What will we do when we want to move big things around now?  What will we do when we want (or need) to get somewhere that isn’t accessible by bus or train?  What will we do when it is raining hard but we still need to do the school run?  

We have chosen to limit our options, but we still have plenty!  We can:

Walk, Bicycle, Bus, Train, Taxi, Borrow a car, Rent a car, or even Just not do it!

The adventure begins…

OIKOS

In September 2021 I learned a new word: oikos  

In present day oikos is the name of a yoghurt, but in Ancient Greek times (up to and including New Testament biblical times) it meant household, family, or home.  Oikos is where we get the prefix ‘eco’ – as in ecology, economics, eco-system.  It is about connectedness, our relationships to one another, our interdependence.  ‘No man is an island…’ etc.

So oikos life felt like a good title for gathering some thoughts and reflections on our journey over the past couple of years as a family.  This is about our family/household/home life, especially in terms of how we are trying to live in more eco-friendly ways.  We want to walk more gently on the earth – to be more compassionate, connected and aware of the people, places and other created beings around us.  For us as a family this is inspired by our Christian faith, which shapes how we see the world and how we aim to live as part of it.
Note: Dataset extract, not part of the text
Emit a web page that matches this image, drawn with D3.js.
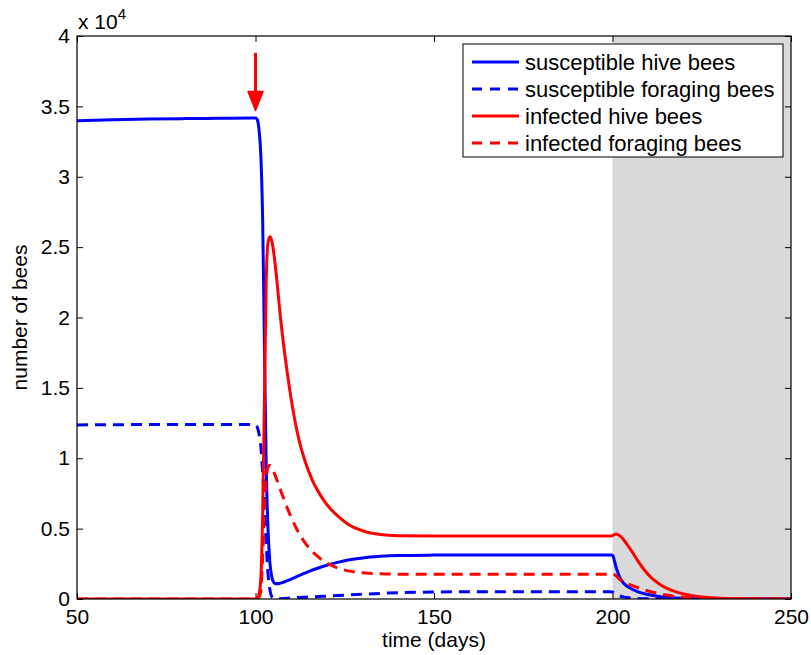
<!DOCTYPE html>
<html>
<head>
<meta charset="utf-8">
<script src="https://cdn.jsdelivr.net/npm/d3@7"></script>
<style>
  html, body { margin: 0; padding: 0; background: #fff; }
  svg { display: block; font-family: "Liberation Sans", Arial, sans-serif; }
</style>
</head>
<body>
<svg id="chart" width="811" height="655"></svg>
<script>
// ---- data ----
const time = [50, 60, 70, 80, 90, 99,
  100, 100.5, 101, 101.5, 102, 102.5, 103, 103.5, 104, 104.5, 105, 105.5, 106,
  107, 108, 109, 110, 112, 114, 116, 118, 120, 123, 126, 130, 135, 140,
  150, 160, 170, 180, 190, 199.5, 200,
  201, 202, 203, 204, 205, 207, 209, 211, 213, 215, 218, 221, 225, 230, 235, 240, 250];

const susceptibleHive = [33980, 34050, 34100, 34130, 34150, 34170,
  34170, 34050, 33300, 31500, 27000, 18000, 9500, 5000, 2700, 1650, 1220, 1100, 1080,
  1130, 1210, 1310, 1420, 1640, 1860, 2060, 2240, 2400, 2600, 2770, 2920, 3030, 3090,
  3120, 3130, 3130, 3130, 3130, 3130, 3110,
  2250, 1550, 1150, 920, 760, 520, 370, 260, 180, 120, 70, 40, 20, 5, 0, 0, 0];

const susceptibleForaging = [12370, 12380, 12400, 12400, 12400, 12400,
  12380, 12200, 11700, 10800, 9000, 6900, 3900, 1800, 700, 200, 60, 15, 5,
  15, 35, 55, 75, 105, 130, 155, 180, 205, 250, 290, 340, 400, 450,
  495, 510, 510, 510, 510, 510, 500,
  350, 220, 150, 100, 70, 40, 20, 10, 5, 0, 0, 0, 0, 0, 0, 0, 0];

const infectedHive = [0, 0, 0, 0, 0, 0,
  0, 60, 350, 1500, 6000, 14000, 22500, 25300, 25740, 25500, 24800, 23800, 22600,
  20000, 17800, 15900, 14200, 11500, 9700, 8400, 7450, 6700, 5900, 5300, 4850, 4580, 4500,
  4480, 4480, 4480, 4480, 4480, 4480, 4500,
  4620, 4500, 4250, 3900, 3550, 2750, 2040, 1480, 1090, 790, 490, 300, 140, 60, 25, 10, 0];

const infectedForaging = [0, 0, 0, 0, 0, 0,
  0, 20, 120, 600, 3000, 6500, 8600, 9350, 9500, 9400, 9100, 8800, 8450,
  7750, 7050, 6400, 5800, 4750, 3950, 3350, 2900, 2550, 2200, 2000, 1860, 1790, 1765,
  1750, 1750, 1750, 1750, 1750, 1750, 1760,
  1650, 1400, 1220, 1100, 1000, 820, 640, 500, 380, 280, 180, 110, 60, 25, 10, 0, 0];

const seriesNames = ["susceptible hive bees", "susceptible foraging bees",
                     "infected hive bees", "infected foraging bees"];
const seriesColors = ["#0000ff", "#0000ff", "#ff0000", "#ff0000"];
const seriesDashed = [false, true, false, true];
const seriesValues = [susceptibleHive, susceptibleForaging, infectedHive, infectedForaging];

const xTicks = [50, 100, 150, 200, 250];
const yTicks = [0, 5000, 10000, 15000, 20000, 25000, 30000, 35000, 40000];
const yTickLabels = ["0", "0.5", "1", "1.5", "2", "2.5", "3", "3.5", "4"];

const shadeRange = [200, 250];          // shaded (winter) period
const arrowTime = 100;                  // infection time marker
const arrowRange = [38800, 34700];      // arrow start / tip (bees)

const xLabel = "time (days)";
const yLabel = "number of bees";

// ---- layout ----
const svg = d3.select("#chart");
const L = 77, R = 791, T = 36, B = 599;
const x = d3.scaleLinear().domain([50, 250]).range([L, R]);
const y = d3.scaleLinear().domain([0, 40000]).range([B, T]);

svg.append("rect").attr("width", 811).attr("height", 655).attr("fill", "#fff");

svg.append("defs").append("clipPath").attr("id", "clip")
  .append("rect").attr("x", L).attr("y", T - 2).attr("width", R - L).attr("height", B - T + 2);

// shaded region
svg.append("rect")
  .attr("x", x(shadeRange[0])).attr("y", T)
  .attr("width", x(shadeRange[1]) - x(shadeRange[0])).attr("height", B - T)
  .attr("fill", "#d9d9d9");

// axes (ticks inward)
const fs = 21;
const gx = svg.append("g").attr("transform", `translate(0,${B})`)
  .call(d3.axisBottom(x).tickValues(xTicks).tickSize(-6).tickPadding(10).tickFormat(d3.format("d")));
const gxt = svg.append("g").attr("transform", `translate(0,${T})`)
  .call(d3.axisTop(x).tickValues(xTicks).tickSize(-6).tickFormat(""));
const gy = svg.append("g").attr("transform", `translate(${L},0)`)
  .call(d3.axisLeft(y).tickValues(yTicks).tickSize(-6).tickPadding(7)
    .tickFormat((d, i) => yTickLabels[i]));
const gyr = svg.append("g").attr("transform", `translate(${R},0)`)
  .call(d3.axisRight(y).tickValues(yTicks).tickSize(-6).tickFormat(""));
[gx, gxt, gy, gyr].forEach(g => {
  g.select(".domain").remove();
  g.selectAll(".tick line").attr("stroke", "#000").attr("stroke-width", 1);
  g.selectAll("text").attr("fill", "#000").attr("font-size", fs)
    .attr("font-family", '"Liberation Sans", Arial, sans-serif');
});

// lines
const line = d3.line().x(d => x(d[0])).y(d => y(d[1])).curve(d3.curveMonotoneX);
const lines = svg.append("g").attr("clip-path", "url(#clip)");
seriesValues.forEach((vals, i) => {
  lines.append("path")
    .datum(time.map((t, j) => [t, vals[j]]))
    .attr("d", line)
    .attr("fill", "none")
    .attr("stroke", seriesColors[i])
    .attr("stroke-width", 3)
    .attr("stroke-linejoin", "round")
    .attr("stroke-dasharray", seriesDashed[i] ? "11,7" : null);
});

// box
svg.append("rect").attr("x", L).attr("y", T).attr("width", R - L).attr("height", B - T)
  .attr("fill", "none").attr("stroke", "#000").attr("stroke-width", 1.2);

// arrow
const ax = x(arrowTime), ay0 = y(arrowRange[0]), ay1 = y(arrowRange[1]);
svg.append("line").attr("x1", ax).attr("x2", ax).attr("y1", ay0).attr("y2", ay1 - 14)
  .attr("stroke", "#ff0000").attr("stroke-width", 3);
svg.append("path")
  .attr("d", `M${ax - 7.5},${ay1 - 19} L${ax + 7.5},${ay1 - 19} L${ax},${ay1} Z`)
  .attr("fill", "#ff0000").attr("stroke", "#ff0000").attr("stroke-width", 1.5)
  .attr("stroke-linejoin", "round");

// exponent label
const ex = svg.append("text").attr("x", L + 1).attr("y", 29).attr("font-size", fs).attr("fill", "#000");
ex.append("tspan").text("x 10");
ex.append("tspan").attr("font-size", 15).attr("dy", -10).text("4");

// axis labels
svg.append("text").attr("x", (L + R) / 2).attr("y", 647).attr("text-anchor", "middle")
  .attr("font-size", fs).attr("fill", "#000").text(xLabel);
svg.append("text").attr("transform", `translate(27,${(T + B) / 2}) rotate(-90)`)
  .attr("text-anchor", "middle").attr("font-size", fs).attr("fill", "#000").text(yLabel);

// legend
const lg = svg.append("g");
lg.append("rect").attr("x", 463).attr("y", 44).attr("width", 320).attr("height", 113)
  .attr("fill", "#fff").attr("stroke", "#000").attr("stroke-width", 1);
seriesNames.forEach((name, i) => {
  const ly = 62 + i * 27;
  lg.append("line").attr("x1", 472).attr("x2", 519).attr("y1", ly).attr("y2", ly)
    .attr("stroke", seriesColors[i]).attr("stroke-width", 3)
    .attr("stroke-dasharray", seriesDashed[i] ? "10,8" : null);
  lg.append("text").attr("x", 525).attr("y", ly).attr("dy", "0.35em")
    .attr("font-size", 22).attr("fill", "#000").text(name);
});
</script>
</body>
</html>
We are working out what it means to follow Jesus today, particularly in light of our global context of climate and ecological crisis.

The particular prompt to write was our decision to finally get rid of our car completely in October 2021 – to become a car free household.  Several people said they would be interested in hearing some honest reflections on how this worked out for us, so that will be one element of this blog.  But as we thought about that one big lifestyle change we realised that it is just one example of how our attitude and approach to life is changing – a big one, but just one.  So we also want to include thoughts, reflections, and lessons we’ve learned along the way so far on the whole range of our family life and eco-journey.  We hope to include topics like:

  • quick wins
  • less is more
  • food
  • travel
  • stuff
  • cleaning
  • faith
  • protest
  • and probably more!

This is absolutely a work in progress, so we would love to hear your thoughts and responses on the way.  Let us know what lessons you’ve learned, point out the things that look like they are still blind spots for us, join us on this journey.  Peace be with you.